What needs to be done: Copy the full set of lines exactly as given.

Information supplied:
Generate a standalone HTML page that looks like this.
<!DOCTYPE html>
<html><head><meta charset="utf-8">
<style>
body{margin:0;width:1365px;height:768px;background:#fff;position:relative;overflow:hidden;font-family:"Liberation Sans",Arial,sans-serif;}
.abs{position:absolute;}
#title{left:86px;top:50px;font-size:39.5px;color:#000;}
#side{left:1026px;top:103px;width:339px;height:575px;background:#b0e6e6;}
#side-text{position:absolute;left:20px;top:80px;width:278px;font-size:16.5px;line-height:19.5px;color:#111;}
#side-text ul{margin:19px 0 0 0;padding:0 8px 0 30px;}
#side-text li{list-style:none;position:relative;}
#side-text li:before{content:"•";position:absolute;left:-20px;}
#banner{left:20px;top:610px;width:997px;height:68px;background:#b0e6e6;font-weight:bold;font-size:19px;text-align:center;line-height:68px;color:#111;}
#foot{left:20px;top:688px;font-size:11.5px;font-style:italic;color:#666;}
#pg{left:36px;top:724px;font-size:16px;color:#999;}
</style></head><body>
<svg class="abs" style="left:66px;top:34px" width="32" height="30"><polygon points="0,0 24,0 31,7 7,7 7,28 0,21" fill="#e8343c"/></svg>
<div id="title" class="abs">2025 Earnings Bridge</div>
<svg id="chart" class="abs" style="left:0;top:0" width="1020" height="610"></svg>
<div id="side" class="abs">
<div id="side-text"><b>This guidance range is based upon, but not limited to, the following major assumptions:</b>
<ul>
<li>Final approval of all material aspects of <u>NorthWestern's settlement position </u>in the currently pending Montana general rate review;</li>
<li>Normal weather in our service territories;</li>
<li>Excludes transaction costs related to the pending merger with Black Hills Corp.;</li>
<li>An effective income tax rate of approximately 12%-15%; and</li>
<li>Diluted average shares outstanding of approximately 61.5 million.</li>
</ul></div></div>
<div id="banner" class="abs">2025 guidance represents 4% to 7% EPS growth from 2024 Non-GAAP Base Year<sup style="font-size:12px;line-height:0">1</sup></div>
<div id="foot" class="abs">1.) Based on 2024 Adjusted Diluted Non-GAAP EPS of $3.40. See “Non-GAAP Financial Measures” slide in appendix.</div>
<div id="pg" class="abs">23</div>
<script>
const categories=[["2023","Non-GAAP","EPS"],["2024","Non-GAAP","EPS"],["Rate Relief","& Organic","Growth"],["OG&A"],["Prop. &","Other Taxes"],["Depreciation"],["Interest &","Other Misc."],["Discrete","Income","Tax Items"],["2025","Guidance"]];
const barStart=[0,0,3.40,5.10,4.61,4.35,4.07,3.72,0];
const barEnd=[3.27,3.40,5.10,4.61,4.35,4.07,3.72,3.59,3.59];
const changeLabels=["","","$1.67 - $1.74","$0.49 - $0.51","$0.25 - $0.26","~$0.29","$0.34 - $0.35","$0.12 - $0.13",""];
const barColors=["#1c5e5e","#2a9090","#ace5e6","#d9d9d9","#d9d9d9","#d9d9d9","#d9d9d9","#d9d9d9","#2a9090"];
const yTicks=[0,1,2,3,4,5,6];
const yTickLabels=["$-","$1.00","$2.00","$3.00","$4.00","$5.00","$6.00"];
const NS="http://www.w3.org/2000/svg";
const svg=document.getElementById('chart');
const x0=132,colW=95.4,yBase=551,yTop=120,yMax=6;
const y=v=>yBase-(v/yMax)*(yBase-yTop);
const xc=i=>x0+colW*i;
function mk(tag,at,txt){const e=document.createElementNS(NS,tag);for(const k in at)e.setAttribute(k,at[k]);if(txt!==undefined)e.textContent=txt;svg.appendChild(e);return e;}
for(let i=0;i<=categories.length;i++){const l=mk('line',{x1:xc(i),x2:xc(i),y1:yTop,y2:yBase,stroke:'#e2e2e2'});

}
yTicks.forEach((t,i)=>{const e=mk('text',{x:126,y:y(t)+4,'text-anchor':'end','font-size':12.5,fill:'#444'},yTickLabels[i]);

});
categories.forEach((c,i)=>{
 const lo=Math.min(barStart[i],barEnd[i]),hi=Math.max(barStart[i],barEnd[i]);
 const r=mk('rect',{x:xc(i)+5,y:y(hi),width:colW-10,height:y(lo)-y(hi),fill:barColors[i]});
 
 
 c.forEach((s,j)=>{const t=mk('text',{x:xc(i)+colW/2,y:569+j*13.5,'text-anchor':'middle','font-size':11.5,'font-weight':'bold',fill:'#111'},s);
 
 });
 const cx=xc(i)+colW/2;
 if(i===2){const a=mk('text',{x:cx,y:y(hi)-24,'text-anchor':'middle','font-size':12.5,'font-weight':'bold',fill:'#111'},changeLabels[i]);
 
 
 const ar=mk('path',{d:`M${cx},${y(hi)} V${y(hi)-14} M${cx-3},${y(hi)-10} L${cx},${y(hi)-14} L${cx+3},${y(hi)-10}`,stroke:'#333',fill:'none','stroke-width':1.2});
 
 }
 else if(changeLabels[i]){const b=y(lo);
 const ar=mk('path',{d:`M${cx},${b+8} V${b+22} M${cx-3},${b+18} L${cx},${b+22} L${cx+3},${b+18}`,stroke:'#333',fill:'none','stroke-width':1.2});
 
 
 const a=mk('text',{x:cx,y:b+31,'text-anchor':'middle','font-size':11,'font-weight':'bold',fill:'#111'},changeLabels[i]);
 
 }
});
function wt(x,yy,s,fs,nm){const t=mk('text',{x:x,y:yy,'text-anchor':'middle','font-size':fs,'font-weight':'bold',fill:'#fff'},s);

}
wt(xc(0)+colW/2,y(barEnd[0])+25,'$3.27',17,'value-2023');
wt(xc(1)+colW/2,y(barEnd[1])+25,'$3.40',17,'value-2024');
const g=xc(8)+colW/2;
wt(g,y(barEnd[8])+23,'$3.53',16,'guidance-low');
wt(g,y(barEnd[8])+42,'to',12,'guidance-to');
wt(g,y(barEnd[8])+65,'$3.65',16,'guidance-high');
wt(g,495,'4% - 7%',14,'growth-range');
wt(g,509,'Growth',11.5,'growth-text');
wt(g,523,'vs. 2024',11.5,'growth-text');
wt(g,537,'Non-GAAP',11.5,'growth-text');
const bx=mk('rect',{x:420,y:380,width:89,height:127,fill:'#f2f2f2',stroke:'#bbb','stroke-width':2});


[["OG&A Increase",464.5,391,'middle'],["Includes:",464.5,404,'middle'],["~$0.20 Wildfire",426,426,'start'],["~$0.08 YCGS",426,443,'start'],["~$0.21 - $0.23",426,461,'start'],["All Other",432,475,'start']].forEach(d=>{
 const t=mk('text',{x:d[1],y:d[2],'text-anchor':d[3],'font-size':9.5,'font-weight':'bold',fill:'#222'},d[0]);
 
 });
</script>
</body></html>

Answer:
Generate a standalone HTML page that looks like this.
<!DOCTYPE html>
<html><head><meta charset="utf-8">
<style>
body{margin:0;width:1365px;height:768px;background:#fff;position:relative;overflow:hidden;font-family:"Liberation Sans",Arial,sans-serif;}
.abs{position:absolute;}
#title{left:86px;top:50px;font-size:39.5px;color:#000;}
#side{left:1026px;top:103px;width:339px;height:575px;background:#b0e6e6;}
#side-text{position:absolute;left:20px;top:80px;width:278px;font-size:16.5px;line-height:19.5px;color:#111;}
#side-text ul{margin:19px 0 0 0;padding:0 8px 0 30px;}
#side-text li{list-style:none;position:relative;}
#side-text li:before{content:"•";position:absolute;left:-20px;}
#banner{left:20px;top:610px;width:997px;height:68px;background:#b0e6e6;font-weight:bold;font-size:19px;text-align:center;line-height:68px;color:#111;}
#foot{left:20px;top:688px;font-size:11.5px;font-style:italic;color:#666;}
#pg{left:36px;top:724px;font-size:16px;color:#999;}
</style></head><body>
<svg class="abs" style="left:66px;top:34px" width="32" height="30"><polygon points="0,0 24,0 31,7 7,7 7,28 0,21" fill="#e8343c"/></svg>
<div id="title" class="abs">2025 Earnings Bridge</div>
<svg id="chart" class="abs" style="left:0;top:0" width="1020" height="610"></svg>
<div id="side" class="abs">
<div id="side-text"><b>This guidance range is based upon, but not limited to, the following major assumptions:</b>
<ul>
<li>Final approval of all material aspects of <u>NorthWestern's settlement position </u>in the currently pending Montana general rate review;</li>
<li>Normal weather in our service territories;</li>
<li>Excludes transaction costs related to the pending merger with Black Hills Corp.;</li>
<li>An effective income tax rate of approximately 12%-15%; and</li>
<li>Diluted average shares outstanding of approximately 61.5 million.</li>
</ul></div></div>
<div id="banner" class="abs">2025 guidance represents 4% to 7% EPS growth from 2024 Non-GAAP Base Year<sup style="font-size:12px;line-height:0">1</sup></div>
<div id="foot" class="abs">1.) Based on 2024 Adjusted Diluted Non-GAAP EPS of $3.40. See “Non-GAAP Financial Measures” slide in appendix.</div>
<div id="pg" class="abs">23</div>
<script>
const categories=[["2023","Non-GAAP","EPS"],["2024","Non-GAAP","EPS"],["Rate Relief","& Organic","Growth"],["OG&A"],["Prop. &","Other Taxes"],["Depreciation"],["Interest &","Other Misc."],["Discrete","Income","Tax Items"],["2025","Guidance"]];
const barStart=[0,0,3.40,5.10,4.61,4.35,4.07,3.72,0];
const barEnd=[3.27,3.40,5.10,4.61,4.35,4.07,3.72,3.59,3.59];
const changeLabels=["","","$1.67 - $1.74","$0.49 - $0.51","$0.25 - $0.26","~$0.29","$0.34 - $0.35","$0.12 - $0.13",""];
const barColors=["#1c5e5e","#2a9090","#ace5e6","#d9d9d9","#d9d9d9","#d9d9d9","#d9d9d9","#d9d9d9","#2a9090"];
const yTicks=[0,1,2,3,4,5,6];
const yTickLabels=["$-","$1.00","$2.00","$3.00","$4.00","$5.00","$6.00"];
const NS="http://www.w3.org/2000/svg";
const svg=document.getElementById('chart');
const x0=132,colW=95.4,yBase=551,yTop=120,yMax=6;
const y=v=>yBase-(v/yMax)*(yBase-yTop);
const xc=i=>x0+colW*i;
function mk(tag,at,txt){const e=document.createElementNS(NS,tag);for(const k in at)e.setAttribute(k,at[k]);if(txt!==undefined)e.textContent=txt;svg.appendChild(e);return e;}
for(let i=0;i<=categories.length;i++){const l=mk('line',{x1:xc(i),x2:xc(i),y1:yTop,y2:yBase,stroke:'#e2e2e2'});

}
yTicks.forEach((t,i)=>{const e=mk('text',{x:126,y:y(t)+4,'text-anchor':'end','font-size':12.5,fill:'#444'},yTickLabels[i]);

});
categories.forEach((c,i)=>{
 const lo=Math.min(barStart[i],barEnd[i]),hi=Math.max(barStart[i],barEnd[i]);
 const r=mk('rect',{x:xc(i)+5,y:y(hi),width:colW-10,height:y(lo)-y(hi),fill:barColors[i]});
 
 
 c.forEach((s,j)=>{const t=mk('text',{x:xc(i)+colW/2,y:569+j*13.5,'text-anchor':'middle','font-size':11.5,'font-weight':'bold',fill:'#111'},s);
 
 });
 const cx=xc(i)+colW/2;
 if(i===2){const a=mk('text',{x:cx,y:y(hi)-24,'text-anchor':'middle','font-size':12.5,'font-weight':'bold',fill:'#111'},changeLabels[i]);
 
 
 const ar=mk('path',{d:`M${cx},${y(hi)} V${y(hi)-14} M${cx-3},${y(hi)-10} L${cx},${y(hi)-14} L${cx+3},${y(hi)-10}`,stroke:'#333',fill:'none','stroke-width':1.2});
 
 }
 else if(changeLabels[i]){const b=y(lo);
 const ar=mk('path',{d:`M${cx},${b+8} V${b+22} M${cx-3},${b+18} L${cx},${b+22} L${cx+3},${b+18}`,stroke:'#333',fill:'none','stroke-width':1.2});
 
 
 const a=mk('text',{x:cx,y:b+31,'text-anchor':'middle','font-size':11,'font-weight':'bold',fill:'#111'},changeLabels[i]);
 
 }
});
function wt(x,yy,s,fs,nm){const t=mk('text',{x:x,y:yy,'text-anchor':'middle','font-size':fs,'font-weight':'bold',fill:'#fff'},s);

}
wt(xc(0)+colW/2,y(barEnd[0])+25,'$3.27',17,'value-2023');
wt(xc(1)+colW/2,y(barEnd[1])+25,'$3.40',17,'value-2024');
const g=xc(8)+colW/2;
wt(g,y(barEnd[8])+23,'$3.53',16,'guidance-low');
wt(g,y(barEnd[8])+42,'to',12,'guidance-to');
wt(g,y(barEnd[8])+65,'$3.65',16,'guidance-high');
wt(g,495,'4% - 7%',14,'growth-range');
wt(g,509,'Growth',11.5,'growth-text');
wt(g,523,'vs. 2024',11.5,'growth-text');
wt(g,537,'Non-GAAP',11.5,'growth-text');
const bx=mk('rect',{x:420,y:380,width:89,height:127,fill:'#f2f2f2',stroke:'#bbb','stroke-width':2});


[["OG&A Increase",464.5,391,'middle'],["Includes:",464.5,404,'middle'],["~$0.20 Wildfire",426,426,'start'],["~$0.08 YCGS",426,443,'start'],["~$0.21 - $0.23",426,461,'start'],["All Other",432,475,'start']].forEach(d=>{
 const t=mk('text',{x:d[1],y:d[2],'text-anchor':d[3],'font-size':9.5,'font-weight':'bold',fill:'#222'},d[0]);
 
 });
</script>
</body></html>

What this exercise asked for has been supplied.